Guys you want on your side in a scrap are guys that are gamers, that want the ball or the bat in their hands with the game on the line. Guys that leave it all on the field. Guys that would rip your heart out and show it to you in order to win. Killers, as I like to call them.

So who on the Mets fits that description? Who's a killer? Johan Santana. Anyone else? Anyone? Bueller? The only other guy of recent vintage like that I can think of playing for the Mets was Paul LoDuca, bu his skills had eroded enough that it was probably time for a change anyway.

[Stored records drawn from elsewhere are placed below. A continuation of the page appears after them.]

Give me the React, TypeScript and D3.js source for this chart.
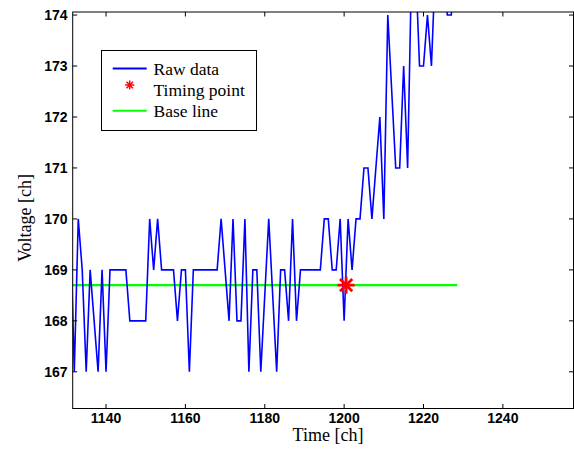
import React from "react";
import * as d3 from "d3";

// ---- data ----
const rawStart = 1131;
const rawVoltage: (number | null)[] = [
  170, 167, 170, 169, 167, 169, 168, 167, 169, 167, // 1131-1140
  169, 169, 169, 169, 169, 168, 168, 168, 168, 168, // 1141-1150
  170, 169, 170, 169, 169, 169, 169, 168, 169, 169, // 1151-1160
  167, 169, 169, 169, 169, 169, 169, 169, 170, 169, // 1161-1170
  168, 170, 168, 168, 170, 167, 169, 169, 167, null, // 1171-1180
  170, null, 167, 169, 169, 168, 170, 168, 169, 169, // 1181-1190
  169, 169, 169, 169, 170, 170, 169, 169, 170, 168, // 1191-1200
  170, 169, 170, 170, 171, 171, 170, 171, 172, 170, // 1201-1210
  174, null, 171, 171, 173, 171, 175, 175, 173, 173, // 1211-1220
  174, 173, 175, 176, 175, 174, 174, 175,            // 1221-1228
];
const timingPoint = { time: 1200.5, voltage: 168.7 };
const baseLineValue = 168.7;
const baseLineRange = [1131, 1228.5];
const xTicks = [1140, 1160, 1180, 1200, 1220, 1240];
const yTicks = [167, 168, 169, 170, 171, 172, 173, 174];
const legendLabels = ["Raw data", "Timing point", "Base line"];
const legendBaselines = [75, 95.5, 117];

const W = 574;
const H = 450;
const L = 72.7, R = 573.5, T = 12, B = 408.5;

const x = d3.scaleLinear().domain([1131.6, 1257.8]).range([L, R]);
const y = d3.scaleLinear().domain([166.28, 174.06]).range([B, T]);

const points: [number, number][] = rawVoltage
  .map((v, i) => (v === null ? null : ([rawStart + i, v] as [number, number])))
  .filter((p): p is [number, number] => p !== null);

const line = d3
  .line<[number, number]>()
  .x((d) => x(d[0]))
  .y((d) => y(d[1]));

function Star({ cx, cy, r, sw }: { cx: number; cy: number; r: number; sw: number }) {
  const d = r * 0.72;
  return (
    <g stroke="#ff0000" strokeWidth={sw} strokeLinecap="butt">
      <line x1={cx} y1={cy - r} x2={cx} y2={cy + r} />
      <line x1={cx - r} y1={cy} x2={cx + r} y2={cy} />
      <line x1={cx - d} y1={cy - d} x2={cx + d} y2={cy + d} />
      <line x1={cx - d} y1={cy + d} x2={cx + d} y2={cy - d} />
    </g>
  );
}

export default function App() {
  const tickFont = "'Liberation Sans', Arial, Helvetica, sans-serif";
  const serif = "'Liberation Serif', 'Times New Roman', serif";
  const tl = 4.5;
  return (
    <svg
      width={W}
      height={H}
      style={{ position: "absolute", left: 0, top: 0, background: "#fff" }}
    >
      <defs>
        <clipPath id="plotclip">
          <rect x={L} y={T} width={R - L} height={B - T} />
        </clipPath>
      </defs>
      <rect x={0} y={0} width={W} height={H} fill="#fff" />

      <g clipPath="url(#plotclip)">
        <line
          x1={x(baseLineRange[0])}
          x2={x(baseLineRange[1])}
          y1={y(baseLineValue)}
          y2={y(baseLineValue)}
          stroke="#00ff00"
          strokeWidth={2.3}
        />
        <path d={line(points) || ""} fill="none" stroke="#0000ff" strokeWidth={1.6} strokeLinejoin="miter" />
        <Star cx={x(timingPoint.time)} cy={y(timingPoint.voltage)} r={8.5} sw={2.8} />
      </g>

      {/* axes box */}
      <rect x={L} y={T} width={R - L} height={B - T} fill="none" stroke="#000" strokeWidth={1} />

      {xTicks.map((t) => (
        <g key={"x" + t}>
          <line x1={x(t)} x2={x(t)} y1={B} y2={B - tl} stroke="#000" />
          <line x1={x(t)} x2={x(t)} y1={T} y2={T + tl} stroke="#000" />
          <text
            x={x(t)}
            y={423}
            textAnchor="middle"
            fontFamily={tickFont}
            fontWeight="bold"
            fontSize={14}
            fill="#000"
          >
            {t}
          </text>
        </g>
      ))}
      {yTicks.map((t) => (
        <g key={"y" + t}>
          <line x1={L} x2={L + tl} y1={y(t)} y2={y(t)} stroke="#000" />
          <line x1={R} x2={R - tl} y1={y(t)} y2={y(t)} stroke="#000" />
          <text
            x={67.5}
            y={y(t) + 5}
            textAnchor="end"
            fontFamily={tickFont}
            fontWeight="bold"
            fontSize={14}
            fill="#000"
          >
            {t}
          </text>
        </g>
      ))}

      <text x={328} y={441} textAnchor="middle" fontFamily={serif} fontSize={18} fill="#000">
        Time [ch]
      </text>
      <text
        transform={`translate(31,218) rotate(-90)`}
        textAnchor="middle"
        fontFamily={serif}
        fontSize={18}
        fill="#000"
      >
        Voltage [ch]
      </text>

      {/* legend */}
      <g>
        <rect x={101.5} y={50.5} width={155} height={80} fill="#fff" stroke="#000" strokeWidth={1} />
        <line x1={112.7} x2={146.7} y1={68.5} y2={68.5} stroke="#0000ff" strokeWidth={2} />
        <Star cx={129.7} cy={85} r={4.5} sw={1.5} />
        <line x1={112.7} x2={146.7} y1={110.7} y2={110.7} stroke="#00ff00" strokeWidth={2} />
        {legendLabels.map((s, i) => (
          <text
            key={s}
            x={153.5}
            y={legendBaselines[i]}
            fontFamily={serif}
            fontSize={17.5}
            fill="#000"
          >
            {s}
          </text>
        ))}
      </g>
    </svg>
  );
}
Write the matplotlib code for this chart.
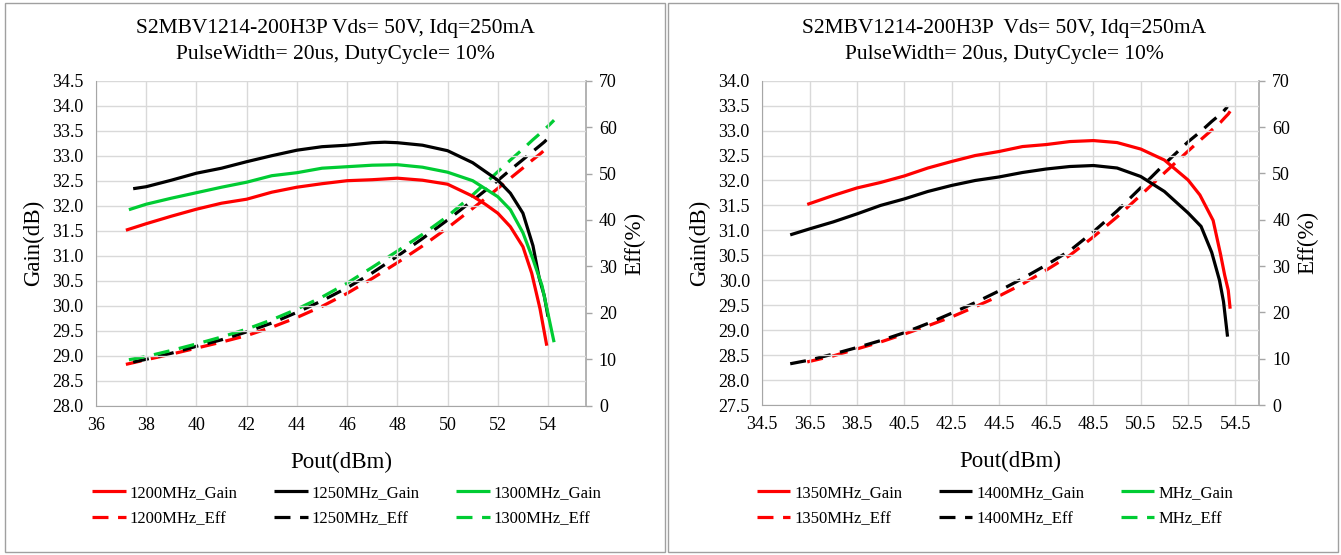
import matplotlib
matplotlib.use("Agg")
import matplotlib.pyplot as plt
from matplotlib.patches import Rectangle

plt.rcParams["font.family"] = ["Liberation Serif", "DejaVu Serif"]

# ---- left chart: 1200 / 1250 / 1300 MHz ----
pout_1200 = [37.19, 38.0, 39.0, 40.0, 41.0, 42.0, 43.0, 44.0, 45.0, 46.0, 47.0, 48.0,
             49.0, 50.0, 51.0, 51.5, 52.0, 52.5, 53.0, 53.35, 53.68, 53.95]
gain_1200 = [31.51, 31.64, 31.79, 31.93, 32.05, 32.13, 32.27, 32.37, 32.44, 32.5, 32.52, 32.55,
             32.51, 32.43, 32.19, 32.03, 31.85, 31.58, 31.18, 30.65, 29.94, 29.2]
eff_1200 = [8.9, 9.9, 11.1, 12.4, 13.7, 15.1, 16.9, 19.0, 21.4, 24.2, 27.4, 30.8,
            34.4, 38.3, 42.5, 44.6, 46.8, 49.0, 51.2, 52.8, 54.2, 55.5]

pout_1250 = [37.48, 38.0, 39.0, 40.0, 41.0, 42.0, 43.0, 44.0, 45.0, 46.0, 47.0, 47.5, 48.0,
             49.0, 50.0, 51.0, 52.0, 52.5, 53.0, 53.4, 53.65, 53.85, 54.0]
gain_1250 = [32.34, 32.38, 32.51, 32.65, 32.75, 32.88, 33.0, 33.11, 33.18, 33.21, 33.26, 33.27, 33.26,
             33.21, 33.1, 32.86, 32.51, 32.25, 31.85, 31.2, 30.55, 30.2, 29.78]
eff_1250 = [9.4, 10.0, 11.3, 12.8, 14.2, 15.9, 17.8, 20.1, 22.6, 25.4, 28.6, 30.4, 32.2,
            36.0, 40.0, 44.2, 48.5, 50.8, 53.0, 54.8, 55.9, 56.8, 57.6]

pout_1300 = [37.31, 38.0, 39.0, 40.0, 41.0, 42.0, 43.0, 44.0, 45.0, 46.0, 47.0, 48.0,
             49.0, 50.0, 51.0, 52.0, 52.5, 53.0, 53.4, 53.76, 54.02, 54.24]
gain_1300 = [31.92, 32.03, 32.15, 32.26, 32.37, 32.47, 32.6, 32.66, 32.75, 32.78, 32.81, 32.82,
             32.77, 32.67, 32.5, 32.18, 31.92, 31.46, 30.93, 30.4, 29.79, 29.27]
eff_1300 = [9.9, 10.6, 11.9, 13.3, 14.8, 16.5, 18.5, 20.8, 23.4, 26.4, 29.8, 33.3,
            36.9, 40.8, 45.4, 50.4, 52.9, 55.3, 57.3, 59.0, 60.3, 61.5]

# ---- right chart: 1350 / 1400 MHz (third series empty) ----
pout_1350 = [36.4, 37.5, 38.5, 39.5, 40.5, 41.5, 42.5, 43.5, 44.5, 45.5, 46.5, 47.5,
             48.5, 49.5, 50.5, 51.5, 52.5, 53.0, 53.56, 53.87, 54.05, 54.2, 54.28]
gain_1350 = [31.52, 31.7, 31.85, 31.96, 32.09, 32.25, 32.38, 32.5, 32.58, 32.68, 32.72, 32.78,
             32.8, 32.76, 32.63, 32.41, 32.01, 31.71, 31.2, 30.53, 30.1, 29.8, 29.43]
eff_1350 = [9.3, 10.6, 12.1, 13.6, 15.3, 17.1, 19.0, 21.2, 23.5, 26.1, 29.1, 32.3,
            36.3, 40.6, 45.3, 50.1, 54.8, 57.1, 59.6, 61.0, 62.0, 62.8, 63.4]

pout_1400 = [35.68, 36.5, 37.5, 38.5, 39.5, 40.5, 41.5, 42.5, 43.5, 44.5, 45.5, 46.5, 47.5,
             48.5, 49.5, 50.5, 51.5, 52.5, 53.05, 53.5, 53.83, 54.0, 54.17]
gain_1400 = [30.91, 31.03, 31.17, 31.33, 31.5, 31.63, 31.78, 31.9, 32.0, 32.07, 32.16, 32.23, 32.28,
             32.3, 32.25, 32.08, 31.78, 31.35, 31.08, 30.56, 30.0, 29.57, 28.87]
eff_1400 = [8.9, 9.7, 11.0, 12.4, 13.9, 15.6, 17.6, 19.8, 22.1, 24.6, 27.3, 30.2, 33.3,
            37.4, 41.9, 46.9, 52.0, 56.8, 59.1, 61.2, 62.6, 63.4, 64.4]

pout_none = []
gain_none = []
eff_none = []

title_left = "S2MBV1214-200H3P Vds= 50V, Idq=250mA\nPulseWidth= 20us, DutyCycle= 10%"
title_right = "S2MBV1214-200H3P  Vds= 50V, Idq=250mA\nPulseWidth= 20us, DutyCycle= 10%"

RED = "#ff0000"
BLACK = "#000000"
GREEN = "#00cc33"
GRID = "#d9d9d9"
SPINE = "#a6a6a6"


def draw_panel(fig, rect, xlim, xticks, ylim, yticks, series, title, title_x, legend_x):
    ax = fig.add_axes(rect)
    ax2 = ax.twinx()
    ax.set_zorder(ax2.get_zorder() + 1)
    ax.patch.set_visible(False)

    handles = []
    for pout, gain, eff, color, name in series:
        g, = ax.plot(pout, gain, color=color, lw=2.3, solid_capstyle="butt", label=name + "_Gain")
        e, = ax2.plot(pout, eff, color=color, lw=2.3, linestyle=(0, (5, 3)),
                      dash_capstyle="butt", label=name + "_Eff")
        handles += [g, e]

    ax.set_xlim(*xlim)
    ax.set_ylim(*ylim)
    ax2.set_ylim(0, 70)
    ax.set_xticks(xticks)
    ax.set_xticklabels([f"{t:g}" if xlim[0] == 36 else f"{t:.1f}" for t in xticks])
    ax.set_yticks(yticks)
    ax.set_yticklabels([f"{t:.1f}" for t in yticks])
    ax2.set_yticks(range(0, 71, 10))

    ax.grid(True, color=GRID, lw=1.0)
    ax.set_axisbelow(True)

    for a in (ax, ax2):
        for s in a.spines.values():
            s.set_visible(False)
    ax.spines["bottom"].set_visible(True)
    ax.spines["bottom"].set_color(SPINE)
    ax.spines["left"].set_visible(True)
    ax.spines["left"].set_color(SPINE)
    ax2.spines["right"].set_visible(True)
    ax2.spines["right"].set_color(SPINE)
    ax2.spines["right"].set_linewidth(1.2)

    ax.tick_params(axis="x", length=0, pad=8, labelsize=13)
    ax.tick_params(axis="y", length=0, pad=9, labelsize=13)
    ax2.tick_params(axis="y", length=4.5, width=1.0, color=SPINE, pad=5, labelsize=13)

    ax.set_xlabel("Pout(dBm)", fontsize=16.5, labelpad=13)
    ax.set_ylabel("Gain(dB)", fontsize=16.5, labelpad=6)
    ax2.set_ylabel("Eff(%)", fontsize=16.5, labelpad=5)

    fig.text(title_x, 1 - 42 / 555, title, ha="center", va="center", fontsize=15.5,
             linespacing=1.5)

    ax.legend(handles=handles, ncol=3, loc="center", bbox_to_anchor=(legend_x, 1 - 506 / 555),
              bbox_transform=fig.transFigure, frameon=False, fontsize=12,
              handlelength=2.0, handletextpad=0.25, columnspacing=2.2, labelspacing=0.6)
    return ax, ax2


fig = plt.figure(figsize=(13.41, 5.55), dpi=100)

# panel borders
fig.patches.append(Rectangle((5 / 1341, 3 / 555), 660 / 1341, 549 / 555, transform=fig.transFigure,
                             fill=False, edgecolor="#a0a0a0", lw=1.0))
fig.patches.append(Rectangle((668 / 1341, 3 / 555), 670 / 1341, 549 / 555, transform=fig.transFigure,
                             fill=False, edgecolor="#a0a0a0", lw=1.0))

left_series = [
    (pout_1200, gain_1200, eff_1200, RED, "1200MHz"),
    (pout_1250, gain_1250, eff_1250, BLACK, "1250MHz"),
    (pout_1300, gain_1300, eff_1300, GREEN, "1300MHz"),
]
right_series = [
    (pout_1350, gain_1350, eff_1350, RED, "1350MHz"),
    (pout_1400, gain_1400, eff_1400, BLACK, "1400MHz"),
    (pout_none, gain_none, eff_none, GREEN, "MHz"),
]

draw_panel(fig, [96 / 1341, 1 - 405.7 / 555, 489.7 / 1341, 325 / 555],
           (36, 55.5), list(range(36, 55, 2)), (28.0, 34.5),
           [28.0 + 0.5 * i for i in range(14)], left_series, title_left, 335 / 1341, 347 / 1341)

draw_panel(fig, [762.3 / 1341, 1 - 405.0 / 555, 496.7 / 1341, 324.3 / 555],
           (34.5, 55.5), [34.5 + 2 * i for i in range(11)], (27.5, 34.0),
           [27.5 + 0.5 * i for i in range(14)], right_series, title_right, 1004 / 1341, 995 / 1341)

fig.savefig("out.png", dpi=100)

How about on the Phillies? Well, hmm. Chase Utley, Ryan Howard, Jimmy Rollins, Shane Victorino, Jayson Werth, J.C. Romero, Cliff Lee, Greg Dobbs, Matt Stairs, Brett Myers, Ryan Madson, Brad Lidge. Cole Hamels is goofy as heck, but when the lights are bright and he's feels like it, he's a killer too.

Think about other recent championshp teams. Who on the 2007 Red Sox would you want on your side in a scrap? Off the top of my head, Varitek, Pedroia, Beckett, Youkilis, Ortiz, Papelbon, Lowell. '06 Cardinals? Pujols, Edmonds, Wainwright, Eckstein, Spiezio. How about the great Yankee teams from the late '90s-early 00's? Jeter, O'Neill, Brosius, Tino Martinez, Rivera, Clemens, Jeff Nelson.

You get the picture. By the way, I don't think it's coincidental at all that the Yankees haven't won it all since they started replacing 'killers' like Paul O'Neill with big names like Jason Giambi or A-Rod.

I think it's also telling that on the teams that win, the 'killer' attitude comes down from the best players, and it's also seen in the role players. Part of that is an infusion of attitude that effects a whole team, but part of that is also a role player thinking 'If Chase Utley/Albert Pujols/David Ortiz/whoever takes the field with that edge, I better do the same.' The Mets have some very talented players, but sorely lack killers. David Wright is a great player, but may be too nice. Reyes and Beltran want to talk about winning and dance like they're winning, but don't seem interested enough in really putting it out there every night the way Utley & Company do.

I have a saying I use all the time, whether in professional or personal situations- "Don't talk about it, be about it."

The Mets talk about it (and dance about it). The Phillies are about it.

And until something in that equation changes, the Mets will continue to be a high-priced train wreck, while the Phillies remain the class of the NL East.